RIYADH, 31 March — Almost $4 trillion, a figure equaling hundred times the annual budget of Saudi Arabia, have been spent around the globe in treating drug addicts whose number today stands at around 400 million, three times the population of all Arab states and 20 times that of the Kingdom.
This was disclosed yesterday by Dr. Abdullah Hamad Al-Homiedan, dean of the College of Languages and Translation of King Saud University, at a weeklong anti-narcotics campaign, organized by his college.
A display warning of a variety of drugs and their lethal effects is part of the program, which consists of a series of lectures on the subject by officials of the Ministry of the Interior and Dirayya Police Department.

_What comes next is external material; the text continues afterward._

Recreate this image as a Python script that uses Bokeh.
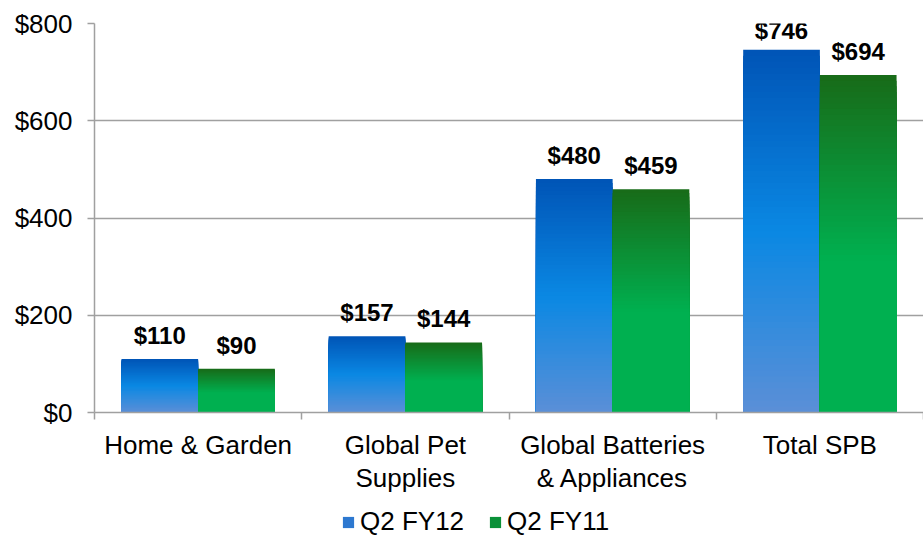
from bokeh.plotting import figure
from bokeh.layouts import column
from bokeh.core.properties import value
from bokeh.models import (ColumnDataSource, FixedTicker, LabelSet, Legend,
                          LegendItem, NumeralTickFormatter, Range1d)
from bokeh.embed import file_html
from bokeh.resources import INLINE

# ---- data ----
categories = ["Home & Garden", "Global Pet\nSupplies",
              "Global Batteries\n& Appliances", "Total SPB"]
q2_fy12 = [110, 157, 480, 746]
q2_fy11 = [90, 144, 459, 694]
series_names = ["Q2 FY12", "Q2 FY11"]
y_ticks = [0, 200, 400, 600, 800]

# ---- style ----
FONT = "Liberation Sans"
GREY = "#a0a0a0"
BAR_W = 0.37
N_SEG = 60
TOP, FRAME_H, LEFT = 23, 389, 94
MAIN_H = 506
blue_stops = [(0.0, "#5b8fd7"), (0.5, "#0a88e3"), (1.0, "#0054b6")]
green_stops = [(0.0, "#00b050"), (0.45, "#00b050"), (1.0, "#186b18")]


def hex2rgb(h):
    return tuple(int(h[i:i + 2], 16) for i in (1, 3, 5))


def color_at(stops, t):
    for (t0, c0), (t1, c1) in zip(stops, stops[1:]):
        if t <= t1:
            f = (t - t0) / (t1 - t0) if t1 > t0 else 0.0
            a, b = hex2rgb(c0), hex2rgb(c1)
            return "#%02x%02x%02x" % tuple(round(a[k] + (b[k] - a[k]) * f) for k in range(3))
    return stops[-1][1]


p = figure(width=923, height=MAIN_H, x_range=Range1d(0, 4), y_range=Range1d(0, y_ticks[-1]),
           output_backend="svg", toolbar_location=None,
           min_border_left=LEFT, min_border_right=0, min_border_top=TOP,
           min_border_bottom=MAIN_H - TOP - FRAME_H)
p.outline_line_color = None
p.background_fill_color = "white"
p.border_fill_color = "white"


def gradient_bars(values, offset_left, stops):
    left, right, bottom, top, color = [], [], [], [], []
    for k in range(N_SEG, 0, -1):
        c = color_at(stops, (k - 0.5) / N_SEG)
        for i, v in enumerate(values):
            l = i + 0.5 + offset_left
            left.append(l)
            right.append(l + BAR_W)
            bottom.append(0)
            top.append(v * k / N_SEG)
            color.append(c)
    src = ColumnDataSource(dict(left=left, right=right, bottom=bottom, top=top, color=color))
    p.quad(left="left", right="right", bottom="bottom", top="top", source=src,
           fill_color="color", line_color=None)


gradient_bars(q2_fy12, -BAR_W, blue_stops)
gradient_bars(q2_fy11, 0.0, green_stops)

# value labels (kept inside the plot area near the top, like the original)
px_per_unit = FRAME_H / y_ticks[-1]
for vals, off in ((q2_fy12, -BAR_W / 2), (q2_fy11, BAR_W / 2)):
    offs = [min(15, (y_ticks[-1] - v) * px_per_unit - 15) for v in vals]
    lsrc = ColumnDataSource(dict(x=[i + 0.5 + off for i in range(len(vals))], y=vals,
                                 t=["$%d" % v for v in vals], o=offs))
    p.add_layout(LabelSet(x="x", y="y", text="t", source=lsrc, text_align="center",
                          text_baseline="alphabetic", y_offset="o",
                          text_font=value(FONT), text_font_size=value("24px"),
                          text_font_style="bold", text_color="black"))

# axes
p.xgrid.visible = False
p.ygrid.grid_line_color = GREY
p.ygrid.grid_line_width = 1.5
p.ygrid.ticker = FixedTicker(ticks=y_ticks)

p.yaxis.ticker = FixedTicker(ticks=y_ticks)
p.yaxis.formatter = NumeralTickFormatter(format="$0")
p.yaxis.axis_line_color = GREY
p.yaxis.axis_line_width = 1.5
p.yaxis.major_tick_line_color = GREY
p.yaxis.major_tick_line_width = 1.5
p.yaxis.major_tick_out = 7
p.yaxis.major_tick_in = 0
p.yaxis.minor_tick_line_color = None
p.yaxis.major_label_standoff = 15
p.yaxis.major_label_text_font = FONT
p.yaxis.major_label_text_font_size = "26px"
p.yaxis.major_label_text_color = "black"

p.xaxis.ticker = FixedTicker(ticks=[i + 0.5 for i in range(len(categories))],
                             minor_ticks=list(range(len(categories) + 1)))
p.xaxis.major_label_overrides = {i + 0.5: c for i, c in enumerate(categories)}
p.xaxis.axis_line_color = GREY
p.xaxis.axis_line_width = 1.5
p.xaxis.major_tick_line_color = None
p.xaxis.major_tick_out = 0
p.xaxis.major_tick_in = 0
p.xaxis.minor_tick_line_color = GREY
p.xaxis.minor_tick_line_width = 1.5
p.xaxis.minor_tick_out = 7
p.xaxis.minor_tick_in = 0
p.xaxis.major_label_standoff = 10
p.xaxis.major_label_text_font = FONT
p.xaxis.major_label_text_font_size = "26px"
p.xaxis.major_label_text_color = "black"
p.xaxis.major_label_text_line_height = 1.1

# legend strip below the chart (its frame is aligned with the main frame by the column)
lg = figure(width=923, height=539 - MAIN_H, x_range=Range1d(0, 1), y_range=Range1d(0, 1),
            output_backend="svg", toolbar_location=None,
            x_axis_location=None, y_axis_location=None,
            min_border_left=LEFT, min_border_right=0, min_border_top=0, min_border_bottom=0)
lg.outline_line_color = None
lg.grid.visible = False
# swatch renderers sit outside the visible range; only their legend glyphs show
r_blue = lg.quad(left=[5], right=[6], bottom=[5], top=[6], fill_color="#2d78d0", line_color=None)
r_green = lg.quad(left=[5], right=[6], bottom=[5], top=[6], fill_color="#0a9138", line_color=None)
legend = Legend(items=[LegendItem(label=series_names[0], renderers=[r_blue]),
                       LegendItem(label=series_names[1], renderers=[r_green])],
                orientation="horizontal", location=(341 - LEFT, 2),
                glyph_width=14, glyph_height=14, label_standoff=5, spacing=24,
                label_text_font=FONT, label_text_font_size="26px",
                label_text_line_height=1.0, label_height=14,
                label_text_color="black", border_line_color=None,
                background_fill_alpha=0, padding=0, margin=0)
lg.add_layout(legend, "center")

open("out.html", "w").write(file_html(column(p, lg, spacing=0), INLINE))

"This will contribute to our curricular activities, since we offer multilingual translation and interpretation programs to our students and some of the passages used for translation are related to security and crime prevention," Al-Homiedan said.
"Although opium has been known to man for almost 6,000 years, never did it pose so serious a threat to the human race as do organic derivatives today," he added.
The college was considering making this an annual event.
After inaugurating the exhibition, Brig. Gen. Othman Al-Assaf, director of Narcotics Control Division of Riyadh Region, told Arab News that the number of drug addicts in the Kingdom had been in decline in recent years."We are in contact with the drug control organizations of other countries of the region and the WHO, and this, coupled with strong vigilance at our airports and land entry points, has helped reduce the smuggling of narcotics into the country," he said.
He also pointed out that the majority of users in Saudi Arabia were in their twenties, and that the anti-narcotic campaign was therefore aimed more at the young.